And the American business magazine Success, established in 1897, even put Tsar Nicholas II's picture on its cover in 1899 on the occasion of the Hague Conference:
With this text on p. 372:The Czar’s Peace ConferenceAn Autocrat Whose Aim is to Benefit and Improve Humanity Without Fostering Anarchy
On the first page of
Success appears the latest and finest photograph of the most powerful ruler in the world — Nicholas II, Czar of all the Russias. The Autocrat of the Russian Empire is the only absolute monarch on earth. His personal authority is without any limitation except that created by himself. His orders must be obeyed, without hesitation or criticism, from the Baltic Sea to Bering Strait, from Archangel to Odessa, throughout the vast area of his domains.
The Empress Catherine, who refused to sell her subjects to England to fight against Americans in the Revolutionary War, and who, next to Peter the Great, did more to extend Russian power than any other sovereign, summoned the prefect of police to her presence, one day, and ordered him to have a deceased poodle, named Sutherland, after a celebrated banker in St. Petersburg, skinned and stuffed. When the prefect hesitated, the empress thought he considered the task beneath his dignity, and laughingly repeated the command. The prefect withdrew in great consternation, for he supposed the empress meant his friend, the banker, and not the poodle, and that the banker had in some way incurred the terrible anger of her majesty. The official went with trembling steps to the banker’s office and informed him of the imperial sentence. Sutherland, horrified, begged for permission to communicate with the empress, but the prefect, fearful of exciting her wrath after his former experience, granted the favor only after repeated pleading and with great reluctance. Of course, the tragedy was averted. The incident, however, illustrates the absolute power of the Russian autocrat over his subjects.

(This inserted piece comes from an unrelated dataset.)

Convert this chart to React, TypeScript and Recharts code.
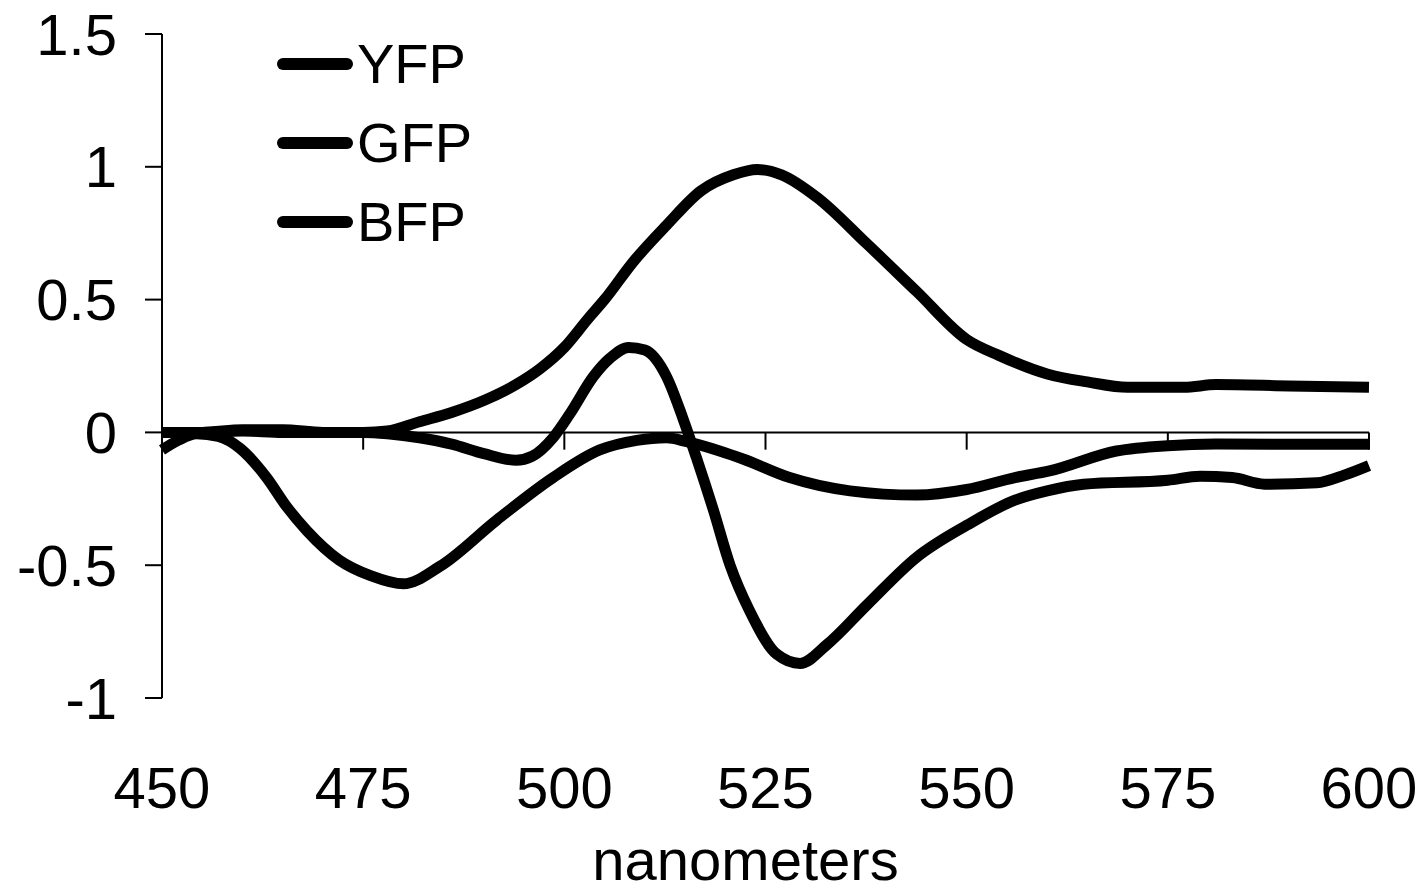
import { LineChart, Line, XAxis, YAxis, ReferenceLine } from 'recharts';

const FONT = '"Liberation Sans", Arial, sans-serif';

// wavelength ticks and y ticks
const NM_TICKS = [450, 475, 500, 525, 550, 575, 600];
const Y_TICKS = [-1, -0.5, 0, 0.5, 1, 1.5];
const NM_MARKS = [475, 500, 525, 550, 575, 600];

// series
const YFP_NM = [450, 455, 460, 465, 470, 475, 478, 482, 486, 490, 494, 497, 500, 503, 505, 508.5, 512.7, 517, 521, 524, 527, 531.4, 537.6, 543.8, 550, 554, 560, 565, 570, 577, 581, 590, 600];
const YFP_VAL = [0, 0, 0.01, 0.01, 0, 0, 0.005, 0.04, 0.075, 0.12, 0.18, 0.24, 0.32, 0.43, 0.5, 0.64, 0.78, 0.91, 0.97, 0.99, 0.97, 0.885, 0.71, 0.53, 0.35, 0.29, 0.22, 0.19, 0.17, 0.17, 0.18, 0.175, 0.17];

const GFP_NM = [450, 455, 460, 465, 470, 475, 478, 482, 486, 490, 494, 496, 498.6, 500.7, 503.6, 505.7, 508, 510, 512.7, 514.7, 516.4, 518.5, 520.6, 523, 526.4, 529.3, 532.6, 537.6, 543.8, 550, 556, 560, 564.5, 575, 579, 583, 587, 593.5, 597, 600];
const GFP_VAL = [0, 0, 0.005, 0, 0, 0, -0.005, -0.02, -0.044, -0.08, -0.105, -0.09, -0.02, 0.07, 0.21, 0.28, 0.32, 0.31, 0.21, 0.056, -0.094, -0.29, -0.5, -0.67, -0.835, -0.87, -0.8, -0.65, -0.47, -0.35, -0.255, -0.22, -0.195, -0.18, -0.165, -0.17, -0.195, -0.19, -0.16, -0.125];

const BFP_NM = [450, 452, 454.3, 457, 459.7, 463, 465.5, 468, 472, 476, 480, 484.5, 491.6, 498.6, 504.4, 509, 512.7, 515.2, 519.3, 522.2, 528, 535.5, 543.8, 550, 556, 560.3, 568.6, 575, 581, 600];
const BFP_VAL = [-0.066, -0.03, -0.005, -0.015, -0.06, -0.17, -0.28, -0.37, -0.48, -0.54, -0.57, -0.505, -0.33, -0.17, -0.066, -0.03, -0.02, -0.035, -0.07, -0.1, -0.17, -0.22, -0.236, -0.215, -0.17, -0.145, -0.07, -0.05, -0.044, -0.045];

const toRows = (nm: number[], val: number[]) => nm.map((n, i) => ({ nm: n, v: val[i] }));

const series = [
  { name: 'YFP', data: toRows(YFP_NM, YFP_VAL) },
  { name: 'GFP', data: toRows(GFP_NM, GFP_VAL) },
  { name: 'BFP', data: toRows(BFP_NM, BFP_VAL) },
];

// legend kept outside the chart so it doesn't eat into the plot offset
function LegendBox() {
  return (
    <div style={{ position: 'absolute', left: 277, top: 24, fontFamily: FONT }}>
      {series.map((s) => (
        <div key={s.name} style={{ display: 'flex', alignItems: 'center', height: 79 }}>
          <div style={{ width: 76, height: 12, background: '#000', borderRadius: 6 }} />
          <span style={{ fontSize: 56, color: '#000', marginLeft: 4, lineHeight: 1 }}>{s.name}</span>
        </div>
      ))}
    </div>
  );
}

export default function App() {
  return (
    <div style={{ position: 'absolute', left: 0, top: 0, width: 1428, height: 891, background: '#fff' }}>
      <LineChart width={1428} height={891} margin={{ top: 34, right: 59, left: 0, bottom: 0 }}>
        <XAxis
          dataKey="nm"
          type="number"
          domain={[450, 600]}
          ticks={NM_TICKS}
          allowDuplicatedCategory={false}
          axisLine={false}
          tickLine={false}
          tickSize={0}
          tickMargin={69}
          height={193}
          tick={{ fill: '#000', fontSize: 58, fontFamily: FONT }}
          label={{
            content: ({ viewBox }: any) => (
              <text
                x={viewBox.x + viewBox.width / 2 - 20}
                y={viewBox.y + 182}
                textAnchor="middle"
                fontSize={58}
                fontFamily={FONT}
                fill="#000"
              >
                nanometers
              </text>
            ),
          }}
        />
        <YAxis
          type="number"
          domain={[-1, 1.5]}
          ticks={Y_TICKS}
          width={162}
          axisLine={{ stroke: '#000', strokeWidth: 2 }}
          tickLine={{ stroke: '#000', strokeWidth: 2 }}
          tickSize={17}
          tickMargin={28}
          tick={{ fill: '#000', fontSize: 58, fontFamily: FONT }}
        />
        <ReferenceLine y={0} stroke="#000" strokeWidth={2} />
        {NM_MARKS.map((m) => (
          <ReferenceLine
            key={m}
            segment={[{ x: m, y: 0 }, { x: m, y: -0.065 }]}
            stroke="#000"
            strokeWidth={2}
          />
        ))}
        {series.map((s) => (
          <Line
            key={s.name}
            name={s.name}
            data={s.data}
            dataKey="v"
            type="monotone"
            stroke="#000"
            strokeWidth={11}
            dot={false}
            activeDot={false}
            isAnimationActive={false}
          />
        ))}
      </LineChart>
      <LegendBox />
    </div>
  );
}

If autocracy were ever secure from abuse in any hands, it is so in the hands of the present czar. No sovereign could have the welfare of his subjects more deeply at heart. His great ideal is that of a Russian empire leading the world in the march toward universal peace, in the direction of that millennium of which intelligent Christians, Jews, Turks and pagans have dreamed for ages. The czar, however, is not a dreamer. He realizes that the only sound way to make the world better is to build up from established foundations, — not to overturn the fabric which is the work of centuries, and which, — however incomplete, — represents the efforts, the labors, the sacrifices of many generations. Not in his own interest, selfishly speaking, but in behalf of his own people, he will maintain, unimpaired, the mighty heritage of the Romanoffs, and carry forward that policy of redemption and civilization which is turning Central Asia from a robbers’ rendezvous into a garden of industry.
First among monarchs, the czar has taken practical steps toward universal peace by inviting the great nations of the world, including the United States, to the present Peace Conference at the Hague.
Americans are deeply interested in this conference. The United States has never been an aggressive power. All foreign wars in which the nation has been actively concerned, have been defensive, excepting perhaps, the late war with Spain, and that was morally, if not actually, of the same description. The armed forces of this country have been maintained, in times of peace, at the smallest possible standards, as to numbers, and the highest as to efficiency. There is no occasion, therefore, for the United States to disarm. This country is, however, a party to the Peace Conference, and will, no doubt, be glad to co-operate with the other great nations in any practical steps looking toward the abolition of war, with due regard for the honor and safety of the American people. With this view, President McKinley has appointed commissioner to take part in the conference.